Do this:
Exclude the pictures and return every line exactly as written.
++++++++++
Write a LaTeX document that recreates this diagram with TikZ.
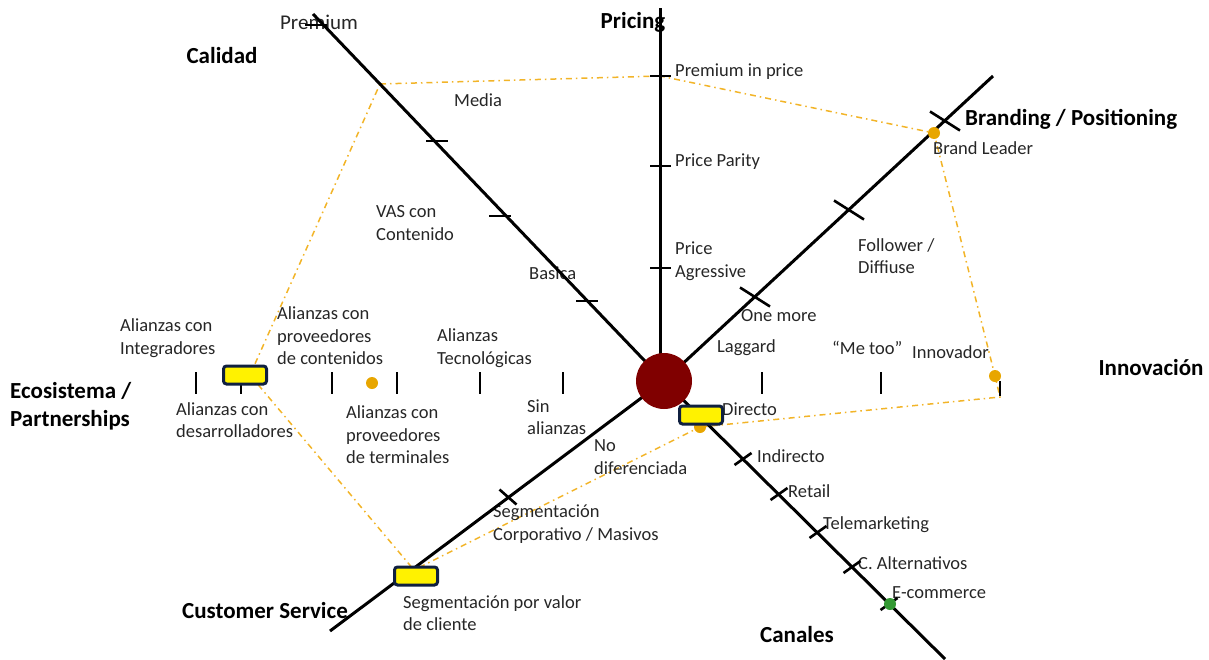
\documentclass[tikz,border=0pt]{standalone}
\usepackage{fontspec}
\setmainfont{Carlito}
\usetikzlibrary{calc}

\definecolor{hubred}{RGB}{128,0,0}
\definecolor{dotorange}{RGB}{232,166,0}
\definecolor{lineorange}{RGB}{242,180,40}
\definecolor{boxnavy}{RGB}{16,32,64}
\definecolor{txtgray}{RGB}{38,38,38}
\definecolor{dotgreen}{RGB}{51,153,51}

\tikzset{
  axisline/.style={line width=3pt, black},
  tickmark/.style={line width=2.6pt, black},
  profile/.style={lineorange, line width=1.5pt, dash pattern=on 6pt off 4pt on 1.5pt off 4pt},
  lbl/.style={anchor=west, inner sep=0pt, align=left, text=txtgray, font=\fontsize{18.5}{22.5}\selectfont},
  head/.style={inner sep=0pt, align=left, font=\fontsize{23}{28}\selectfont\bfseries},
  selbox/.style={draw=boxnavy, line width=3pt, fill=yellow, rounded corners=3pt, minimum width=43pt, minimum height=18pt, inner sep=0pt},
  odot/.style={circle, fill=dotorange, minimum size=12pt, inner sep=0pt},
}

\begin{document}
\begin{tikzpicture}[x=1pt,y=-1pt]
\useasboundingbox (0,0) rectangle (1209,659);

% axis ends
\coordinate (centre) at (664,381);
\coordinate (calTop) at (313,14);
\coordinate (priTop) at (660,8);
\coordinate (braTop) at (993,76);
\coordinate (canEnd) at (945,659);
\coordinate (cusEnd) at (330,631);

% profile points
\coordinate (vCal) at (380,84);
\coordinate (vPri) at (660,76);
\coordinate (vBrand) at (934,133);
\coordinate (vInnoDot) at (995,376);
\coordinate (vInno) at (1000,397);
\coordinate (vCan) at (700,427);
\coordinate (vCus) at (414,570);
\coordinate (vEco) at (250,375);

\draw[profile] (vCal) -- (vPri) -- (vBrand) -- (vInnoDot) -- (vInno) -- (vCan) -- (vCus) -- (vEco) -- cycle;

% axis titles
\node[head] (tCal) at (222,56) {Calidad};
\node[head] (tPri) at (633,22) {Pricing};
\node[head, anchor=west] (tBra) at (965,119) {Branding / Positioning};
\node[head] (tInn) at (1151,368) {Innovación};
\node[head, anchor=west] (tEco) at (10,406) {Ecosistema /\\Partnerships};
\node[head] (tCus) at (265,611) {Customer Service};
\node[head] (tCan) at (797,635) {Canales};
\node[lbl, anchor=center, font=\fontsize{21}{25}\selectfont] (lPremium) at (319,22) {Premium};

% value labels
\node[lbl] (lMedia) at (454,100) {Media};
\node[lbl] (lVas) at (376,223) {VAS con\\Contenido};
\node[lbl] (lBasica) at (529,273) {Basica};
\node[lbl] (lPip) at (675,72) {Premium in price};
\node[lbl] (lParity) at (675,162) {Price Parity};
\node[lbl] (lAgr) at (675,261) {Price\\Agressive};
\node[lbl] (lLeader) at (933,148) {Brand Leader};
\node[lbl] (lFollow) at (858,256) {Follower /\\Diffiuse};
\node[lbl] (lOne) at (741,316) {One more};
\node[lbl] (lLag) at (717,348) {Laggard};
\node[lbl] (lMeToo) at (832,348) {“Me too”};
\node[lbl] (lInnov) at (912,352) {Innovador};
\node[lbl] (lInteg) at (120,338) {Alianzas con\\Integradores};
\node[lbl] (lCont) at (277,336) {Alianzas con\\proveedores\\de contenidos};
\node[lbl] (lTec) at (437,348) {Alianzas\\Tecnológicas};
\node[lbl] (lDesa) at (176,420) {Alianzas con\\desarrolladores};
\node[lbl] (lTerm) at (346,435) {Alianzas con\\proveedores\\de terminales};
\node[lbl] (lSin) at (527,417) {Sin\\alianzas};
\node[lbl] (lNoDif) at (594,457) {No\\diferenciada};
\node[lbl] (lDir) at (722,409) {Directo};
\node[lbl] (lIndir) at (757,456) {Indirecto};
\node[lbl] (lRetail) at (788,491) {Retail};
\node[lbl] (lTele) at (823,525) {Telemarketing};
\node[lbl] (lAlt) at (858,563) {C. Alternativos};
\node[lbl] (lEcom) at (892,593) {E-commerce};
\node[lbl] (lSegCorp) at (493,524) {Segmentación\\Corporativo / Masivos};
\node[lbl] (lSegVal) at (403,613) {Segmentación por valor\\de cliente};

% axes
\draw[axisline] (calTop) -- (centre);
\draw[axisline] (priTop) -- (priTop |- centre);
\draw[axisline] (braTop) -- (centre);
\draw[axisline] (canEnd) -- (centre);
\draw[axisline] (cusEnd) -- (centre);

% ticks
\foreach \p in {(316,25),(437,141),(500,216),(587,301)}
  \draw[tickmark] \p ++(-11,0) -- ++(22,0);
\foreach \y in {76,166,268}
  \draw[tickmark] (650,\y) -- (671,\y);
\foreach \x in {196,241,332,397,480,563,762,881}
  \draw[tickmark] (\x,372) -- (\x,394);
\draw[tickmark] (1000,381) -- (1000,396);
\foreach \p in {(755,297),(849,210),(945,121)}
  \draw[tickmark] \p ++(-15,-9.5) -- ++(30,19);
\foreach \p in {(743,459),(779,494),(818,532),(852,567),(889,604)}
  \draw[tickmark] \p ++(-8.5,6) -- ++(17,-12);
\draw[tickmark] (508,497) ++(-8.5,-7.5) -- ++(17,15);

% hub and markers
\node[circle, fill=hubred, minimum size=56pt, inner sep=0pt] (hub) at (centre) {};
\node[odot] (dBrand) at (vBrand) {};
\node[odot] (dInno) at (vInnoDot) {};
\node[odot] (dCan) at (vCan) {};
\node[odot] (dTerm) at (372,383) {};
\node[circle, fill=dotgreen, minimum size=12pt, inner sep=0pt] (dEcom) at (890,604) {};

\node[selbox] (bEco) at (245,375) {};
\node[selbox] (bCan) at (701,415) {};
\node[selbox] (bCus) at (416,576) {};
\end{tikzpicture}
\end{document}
++++++++++
Complete answer:
Write a LaTeX document that recreates this diagram with TikZ.
\documentclass[tikz,border=0pt]{standalone}
\usepackage{fontspec}
\setmainfont{Carlito}
\usetikzlibrary{calc}

\definecolor{hubred}{RGB}{128,0,0}
\definecolor{dotorange}{RGB}{232,166,0}
\definecolor{lineorange}{RGB}{242,180,40}
\definecolor{boxnavy}{RGB}{16,32,64}
\definecolor{txtgray}{RGB}{38,38,38}
\definecolor{dotgreen}{RGB}{51,153,51}

\tikzset{
  axisline/.style={line width=3pt, black},
  tickmark/.style={line width=2.6pt, black},
  profile/.style={lineorange, line width=1.5pt, dash pattern=on 6pt off 4pt on 1.5pt off 4pt},
  lbl/.style={anchor=west, inner sep=0pt, align=left, text=txtgray, font=\fontsize{18.5}{22.5}\selectfont},
  head/.style={inner sep=0pt, align=left, font=\fontsize{23}{28}\selectfont\bfseries},
  selbox/.style={draw=boxnavy, line width=3pt, fill=yellow, rounded corners=3pt, minimum width=43pt, minimum height=18pt, inner sep=0pt},
  odot/.style={circle, fill=dotorange, minimum size=12pt, inner sep=0pt},
}

\begin{document}
\begin{tikzpicture}[x=1pt,y=-1pt]
\useasboundingbox (0,0) rectangle (1209,659);

% axis ends
\coordinate (centre) at (664,381);
\coordinate (calTop) at (313,14);
\coordinate (priTop) at (660,8);
\coordinate (braTop) at (993,76);
\coordinate (canEnd) at (945,659);
\coordinate (cusEnd) at (330,631);

% profile points
\coordinate (vCal) at (380,84);
\coordinate (vPri) at (660,76);
\coordinate (vBrand) at (934,133);
\coordinate (vInnoDot) at (995,376);
\coordinate (vInno) at (1000,397);
\coordinate (vCan) at (700,427);
\coordinate (vCus) at (414,570);
\coordinate (vEco) at (250,375);

\draw[profile] (vCal) -- (vPri) -- (vBrand) -- (vInnoDot) -- (vInno) -- (vCan) -- (vCus) -- (vEco) -- cycle;

% axis titles
\node[head] (tCal) at (222,56) {Calidad};
\node[head] (tPri) at (633,22) {Pricing};
\node[head, anchor=west] (tBra) at (965,119) {Branding / Positioning};
\node[head] (tInn) at (1151,368) {Innovación};
\node[head, anchor=west] (tEco) at (10,406) {Ecosistema /\\Partnerships};
\node[head] (tCus) at (265,611) {Customer Service};
\node[head] (tCan) at (797,635) {Canales};
\node[lbl, anchor=center, font=\fontsize{21}{25}\selectfont] (lPremium) at (319,22) {Premium};

% value labels
\node[lbl] (lMedia) at (454,100) {Media};
\node[lbl] (lVas) at (376,223) {VAS con\\Contenido};
\node[lbl] (lBasica) at (529,273) {Basica};
\node[lbl] (lPip) at (675,72) {Premium in price};
\node[lbl] (lParity) at (675,162) {Price Parity};
\node[lbl] (lAgr) at (675,261) {Price\\Agressive};
\node[lbl] (lLeader) at (933,148) {Brand Leader};
\node[lbl] (lFollow) at (858,256) {Follower /\\Diffiuse};
\node[lbl] (lOne) at (741,316) {One more};
\node[lbl] (lLag) at (717,348) {Laggard};
\node[lbl] (lMeToo) at (832,348) {“Me too”};
\node[lbl] (lInnov) at (912,352) {Innovador};
\node[lbl] (lInteg) at (120,338) {Alianzas con\\Integradores};
\node[lbl] (lCont) at (277,336) {Alianzas con\\proveedores\\de contenidos};
\node[lbl] (lTec) at (437,348) {Alianzas\\Tecnológicas};
\node[lbl] (lDesa) at (176,420) {Alianzas con\\desarrolladores};
\node[lbl] (lTerm) at (346,435) {Alianzas con\\proveedores\\de terminales};
\node[lbl] (lSin) at (527,417) {Sin\\alianzas};
\node[lbl] (lNoDif) at (594,457) {No\\diferenciada};
\node[lbl] (lDir) at (722,409) {Directo};
\node[lbl] (lIndir) at (757,456) {Indirecto};
\node[lbl] (lRetail) at (788,491) {Retail};
\node[lbl] (lTele) at (823,525) {Telemarketing};
\node[lbl] (lAlt) at (858,563) {C. Alternativos};
\node[lbl] (lEcom) at (892,593) {E-commerce};
\node[lbl] (lSegCorp) at (493,524) {Segmentación\\Corporativo / Masivos};
\node[lbl] (lSegVal) at (403,613) {Segmentación por valor\\de cliente};

% axes
\draw[axisline] (calTop) -- (centre);
\draw[axisline] (priTop) -- (priTop |- centre);
\draw[axisline] (braTop) -- (centre);
\draw[axisline] (canEnd) -- (centre);
\draw[axisline] (cusEnd) -- (centre);

% ticks
\foreach \p in {(316,25),(437,141),(500,216),(587,301)}
  \draw[tickmark] \p ++(-11,0) -- ++(22,0);
\foreach \y in {76,166,268}
  \draw[tickmark] (650,\y) -- (671,\y);
\foreach \x in {196,241,332,397,480,563,762,881}
  \draw[tickmark] (\x,372) -- (\x,394);
\draw[tickmark] (1000,381) -- (1000,396);
\foreach \p in {(755,297),(849,210),(945,121)}
  \draw[tickmark] \p ++(-15,-9.5) -- ++(30,19);
\foreach \p in {(743,459),(779,494),(818,532),(852,567),(889,604)}
  \draw[tickmark] \p ++(-8.5,6) -- ++(17,-12);
\draw[tickmark] (508,497) ++(-8.5,-7.5) -- ++(17,15);

% hub and markers
\node[circle, fill=hubred, minimum size=56pt, inner sep=0pt] (hub) at (centre) {};
\node[odot] (dBrand) at (vBrand) {};
\node[odot] (dInno) at (vInnoDot) {};
\node[odot] (dCan) at (vCan) {};
\node[odot] (dTerm) at (372,383) {};
\node[circle, fill=dotgreen, minimum size=12pt, inner sep=0pt] (dEcom) at (890,604) {};

\node[selbox] (bEco) at (245,375) {};
\node[selbox] (bCan) at (701,415) {};
\node[selbox] (bCus) at (416,576) {};
\end{tikzpicture}
\end{document}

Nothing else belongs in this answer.